2.2.08

Godos e romanos

Manuel Buiça, que era de Vinhais, disparou sobre o Rei D. Carlos. Alberto Martins, deputado, que também é de Vinhais, disparou sobre a aprovação parlamentar de uma homenagem ao rei morto, que alguns desejavam ver decretada no mesmo hemiciclo onde já foram as Cortes.
O Parlamento republicano não quis que uma homenagem ao rei fosse uma homenagem contra a República, já que corria o risco de, antecipando 1910 a 1908, entroncar, no subconsciente da nação, a sua legitimidade política, não numa proclamação feita das varandas do Município, mas sim num homicídio régio no quarteirão ao lado, tudo nesta pequena Lisboa.
Esta manhã lembrei-me da coincidência transmontana de Vinhais.
Escrevendo para a Seara Nova, em 1922, Aquilino Ribeiro, a quem não é indiferente na sua escrita telúrica, a origem das espécies que por ela desfilam, descreve o regicida como «este tipo de português, vindo do Norte, da parte mais persistentemente nacional, godo que aflorasse na linha longa de gerações, genuíno, inquieto e batalhadora como a flor estremece da raça».
Li isto e, por falar em godos, lembrei-me do Eurico, o Presbítero, de Alexandre Herculano, quando ele descreve o momento em que os romanos derrotados conseguiram absorver esses rudes homens godos de «afectos ardentes e profundos» numa só nação com os decadentes césares do meio-dia.

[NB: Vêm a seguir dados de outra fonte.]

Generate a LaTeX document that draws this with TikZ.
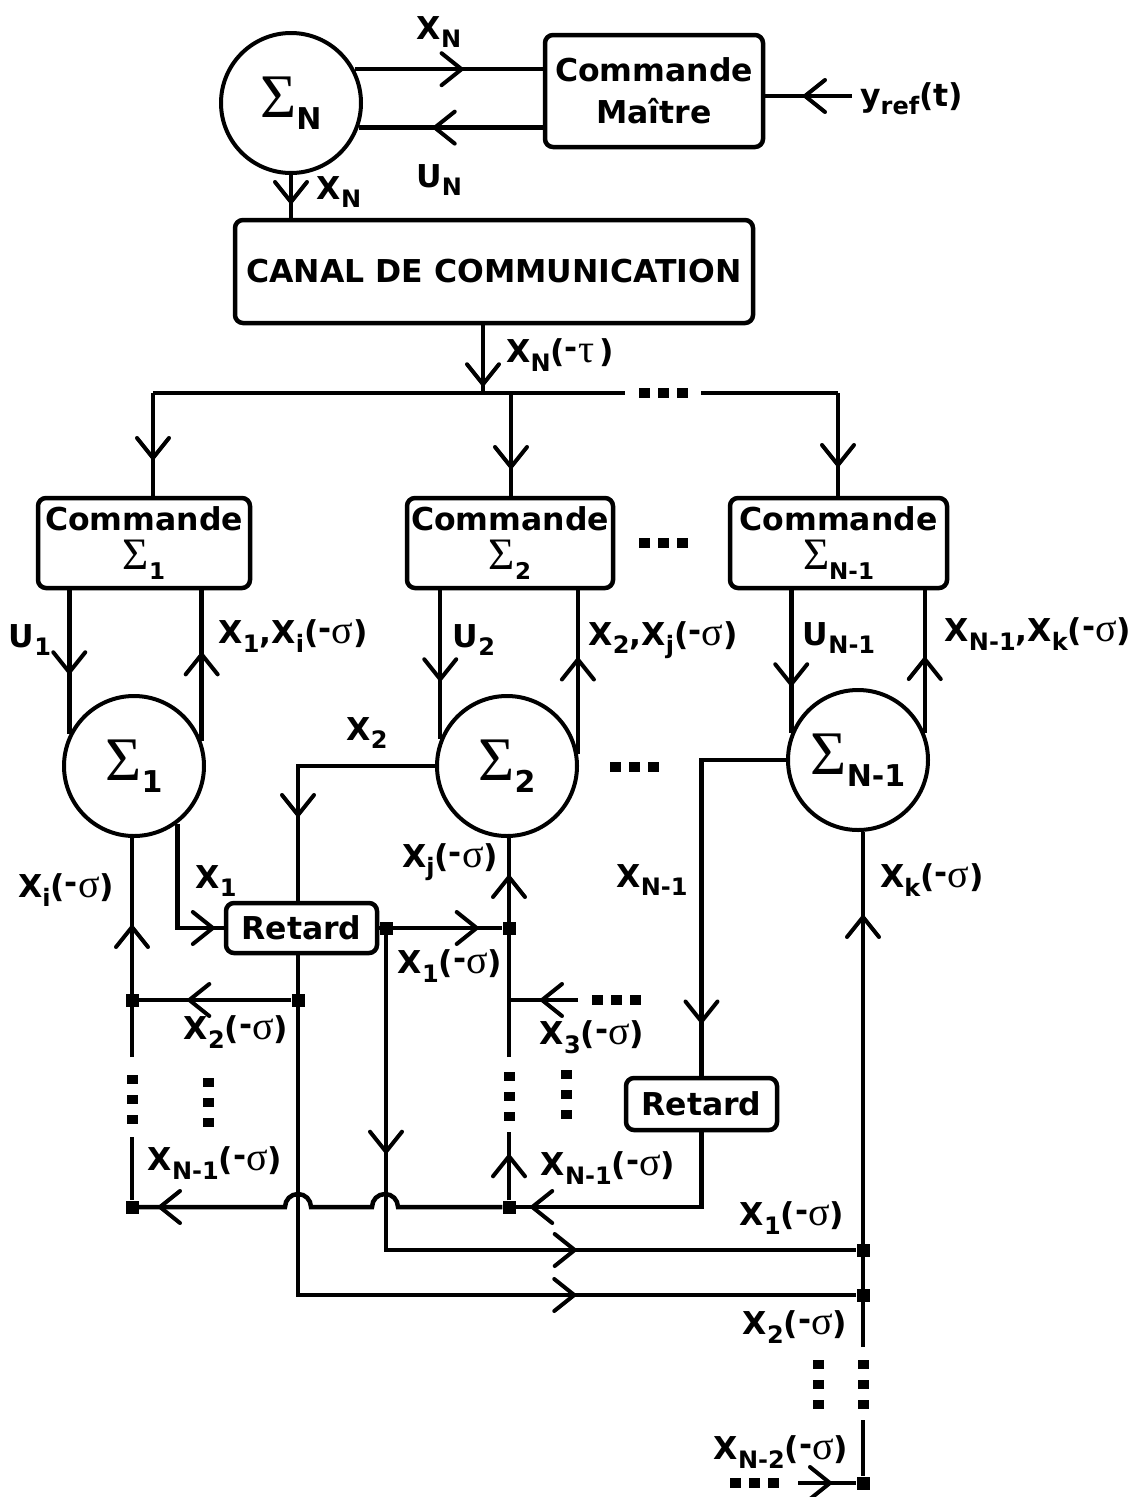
\documentclass[tikz,border=0pt]{standalone}
\usepackage{fontspec}
\setmainfont{DejaVu Sans}
\newfontfamily\gr{Liberation Serif}
\usetikzlibrary{decorations.markings}
\newcommand\Sb[1]{\raisebox{-8.5pt}{\fontsize{24}{24}\selectfont #1}}
\newcommand\sg{{\gr\mdseries\fontsize{40}{40}\selectfont σ}}
\newcommand\tu{{\gr\mdseries\fontsize{40}{40}\selectfont τ}}
\newcommand\Ms{(\raisebox{4pt}{-}\sg)}
\newcommand\CS[1]{{\gr\mdseries\fontsize{62}{62}\selectfont Σ}\raisebox{-12pt}{\fontsize{30}{30}\selectfont #1}}
\newcommand\BS[1]{{\gr\mdseries\fontsize{45}{45}\selectfont Σ}\raisebox{-10pt}{\fontsize{23}{23}\selectfont #1}}
\newcommand\hd[2]{\foreach \dx in {-19,0,19} \fill ({#1+\dx-5.5},{#2-5}) rectangle ({#1+\dx+5.5},{#2+5});}
\newcommand\vd[2]{\foreach \dy in {-20,0,20} \fill ({#1-5.5},{#2+\dy-4.5}) rectangle ({#1+5.5},{#2+\dy+4.5});}
\begin{document}
\begin{tikzpicture}[x=1pt,y=-1pt,
 every node/.style={font=\bfseries\fontsize{31.5}{36}\selectfont, inner sep=0pt},
 ln/.style={line width=4.5pt},
 circ/.style={draw, circle, line width=4pt, minimum size=140pt, inner sep=0pt},
 box/.style={draw, rounded corners=8pt, line width=4.5pt, inner sep=0pt, align=center},
 jn/.style={fill, rectangle, minimum size=13pt, inner sep=0pt},
 ar/.style={postaction={decorate,decoration={markings,mark=at position #1 with {\draw[line width=4pt,line cap=round,line join=miter] (-20pt,16pt)--(0pt,0pt)--(-20pt,-16pt);}}}},
]
\fill[white] (0,0) rectangle (1146,1497);
\useasboundingbox (0,0) rectangle (1146,1497);

% ---------- main nodes ----------
\node[circ] (sN) at (291,103) {\CS{N}};
\node[box, minimum width=218pt, minimum height=112pt] (cm) at (654,91) {Commande\\[5.5pt]Maître};
\node[anchor=base west] (yr) at (860,106) {y\Sb{ref}(t)};
\node[box, minimum width=518pt, minimum height=103pt] (canal) at (494,271.5) {CANAL DE COMMUNICATION};

\node[box, minimum width=212pt, minimum height=90pt] (b1) at (144,543) {Commande\\[3pt]\BS{1}};
\node[box, minimum width=206pt, minimum height=90pt] (b2) at (510,543) {Commande\\[3pt]\BS{2}};
\node[box, minimum width=217pt, minimum height=90pt] (b3) at (838.5,543) {Commande\\[3pt]\BS{N-1}};

\node[circ] (s1) at (134,766) {\CS{1}};
\node[circ] (s2) at (507,766) {\CS{2}};
\node[circ] (s3) at (858,760) {\CS{N-1}};

\node[box, minimum width=151pt, minimum height=50pt] (r1) at (301.5,928) {Retard};
\node[box, minimum width=151pt, minimum height=52pt] (r2) at (701.5,1104) {Retard};

% junctions
\node[jn] (j1) at (386,928) {};
\node[jn] (j2) at (509,928) {};
\node[jn] (j3) at (298,1000) {};
\node[jn] (j4) at (132,1000) {};
\node[jn] (j5) at (132,1207) {};
\node[jn] (j6) at (509,1207) {};
\node[jn] (jR1) at (863,1250) {};
\node[jn] (jR2) at (863,1295) {};
\node[jn] (jR3) at (863,1483) {};

% free ends
\coordinate (yin) at (852,96);
\coordinate (bus) at (483,393);
\coordinate (bL) at (153,393);
\coordinate (bM) at (511,393);
\coordinate (bR) at (838,393);
\coordinate (bg1) at (625,393);
\coordinate (bg2) at (701,393);
\coordinate (lv1) at (132,1057);
\coordinate (lv2) at (132,1137);
\coordinate (mv1) at (509,1057);
\coordinate (mv2) at (509,1132);
\coordinate (x3) at (578,1000);
\coordinate (rv1) at (863,1347);
\coordinate (rv2) at (863,1420);
\coordinate (bin) at (798,1483);

% ---------- connectors ----------
\draw[ln, ar=107pt] (sN.28) -- (sN.28 -| cm.west);
\draw[ln, ar=108pt] (cm.west |- sN.-20) -- (sN.-20);
\draw[ln, ar=47pt] (yin) -- (yin -| cm.east);
\draw[ln, ar=27pt] (sN.south) -- (sN.south |- canal.north);
\draw[ln, ar=59pt] (canal.south -| bus) -- (bus);
\draw[ln] (bL) -- (bg1);
\draw[ln] (bg2) -- (bR);
\draw[ln, ar=65pt] (bL) -- (bL |- b1.north);
\draw[ln, ar=74pt] (bM) -- (bM |- b2.north);
\draw[ln, ar=72pt] (bR) -- (bR |- b3.north);

\draw[ln, ar=82pt] (b1.south -| s1.154) -- (s1.154);
\draw[ln, ar=87pt] (s1.20) -- (s1.20 |- b1.south);
\draw[ln, ar=89pt] (b2.south -| s2.158) -- (s2.158);
\draw[ln, ar=94pt] (s2.10) -- (s2.10 |- b2.south);
\draw[ln, ar=94pt] (b3.south -| s3.158) -- (s3.158);
\draw[ln, ar=74pt] (s3.22) -- (s3.22 |- b3.south);

\draw[ln, ar=186pt] (s2.west) -- (s2.west -| j3) -- (r1.north -| j3);
\draw[ln, ar=140pt] (s1.-53) -- (s1.-53 |- r1.west) -- (r1.west);
\draw[ln] (r1.east) -- (j1);
\draw[ln, ar=84pt] (j1) -- (j2);
\draw[ln, ar=616pt] (r1.south -| j3) -- (j3 |- jR2) -- (jR2);
\draw[ln, ar=217pt, ar=504pt] (j1) -- (j1 |- jR1) -- (jR1);
\draw[ln, ar=102pt] (j3) -- (j4);
\draw[ln, ar=130pt] (lv1) -- (lv1 |- s1.south);
\draw[ln] (lv2) -- (j5);
\draw[ln, ar=180pt] (mv1) -- (mv1 |- s2.south);
\draw[ln, ar=44pt] (j6) -- (mv2);
\draw[ln, ar=36pt] (x3) -- (x3 -| j2);
\draw[ln, ar=244pt] (r2.south) -- (r2.south |- j6) -- (j6);
\draw[ln, ar=372pt] (j6) -- (398,1207) arc[start angle=0,end angle=180,radius=13pt] -- (311,1207) arc[start angle=0,end angle=180,radius=13pt] -- (j5);
\draw[ln, ar=346pt] (s3.west) -- (s3.west -| r2.north) -- (r2.north);
\draw[ln, ar=430pt] (rv1) -- (rv1 |- s3.south);
\draw[ln] (rv2) -- (jR3);
\draw[ln, ar=32pt] (bin) -- (jR3);

% ---------- ellipsis dots ----------
\hd{663}{393}
\hd{663}{543}
\hd{634}{767}
\hd{616}{1000}
\hd{754}{1483}
\vd{132}{1099}
\vd{208}{1102}
\vd{509}{1096}
\vd{566}{1094}
\vd{818}{1384}
\vd{863}{1384}

% ---------- labels ----------
\node (lXNt) at (439,32) {X\Sb{N}};
\node (lUN) at (439,180) {U\Sb{N}};
\node (lXNd) at (339,192) {X\Sb{N}};
\node (lXNtau) at (560,355) {X\Sb{N}(\raisebox{4pt}{-}\tu\,)};
\node (lU1) at (30,640) {U\Sb{1}};
\node (lX1) at (293,636) {X\Sb{1},X\Sb{i}\Ms};
\node (lU2) at (474,640) {U\Sb{2}};
\node (lX2) at (663,640) {X\Sb{2},X\Sb{j}\Ms};
\node (lU3) at (839,638) {U\Sb{N-1}};
\node (lX3) at (1038,634) {X\Sb{N-1},X\Sb{k}\Ms};
\node (lx2) at (367,733) {X\Sb{2}};
\node (lx1) at (216,881) {X\Sb{1}};
\node (lxi) at (66,890) {X\Sb{i}\Ms};
\node (lxj) at (450,862) {X\Sb{j}\Ms};
\node (lx1s) at (450,966) {X\Sb{1}\Ms};
\node (lx2s) at (236,1032) {X\Sb{2}\Ms};
\node (lx3s) at (592,1037) {X\Sb{3}\Ms};
\node (lxn1a) at (215,1163) {X\Sb{N-1}\Ms};
\node (lxn1b) at (608,1168) {X\Sb{N-1}\Ms};
\node (lxn1) at (652,880) {X\Sb{N-1}};
\node (lxk) at (932,880) {X\Sb{k}\Ms};
\node (lx1r) at (792,1218) {X\Sb{1}\Ms};
\node (lx2r) at (795,1327) {X\Sb{2}\Ms};
\node (lxn2) at (781,1452) {X\Sb{N-2}\Ms};
\end{tikzpicture}
\end{document}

Fui buscá-lo à estante e lá estava o momento que se me vincou no espírito, uma vez mais: «a civilização, porém, que suavizou a rudeza dos bárbaros era uma civilização velha e corrupta. Por alguns bens que produziu para aqueles homens primitivos, trouxe-lhes o pior dos males, a perversão moral».
Eis a miscigenação que torna a questão do regime indiferente, a diferença entre os governos nula, os Buiças deste mundo - de novo Aquilino - «argamassado, a um grau extremo, das virtudes e falhas da raça».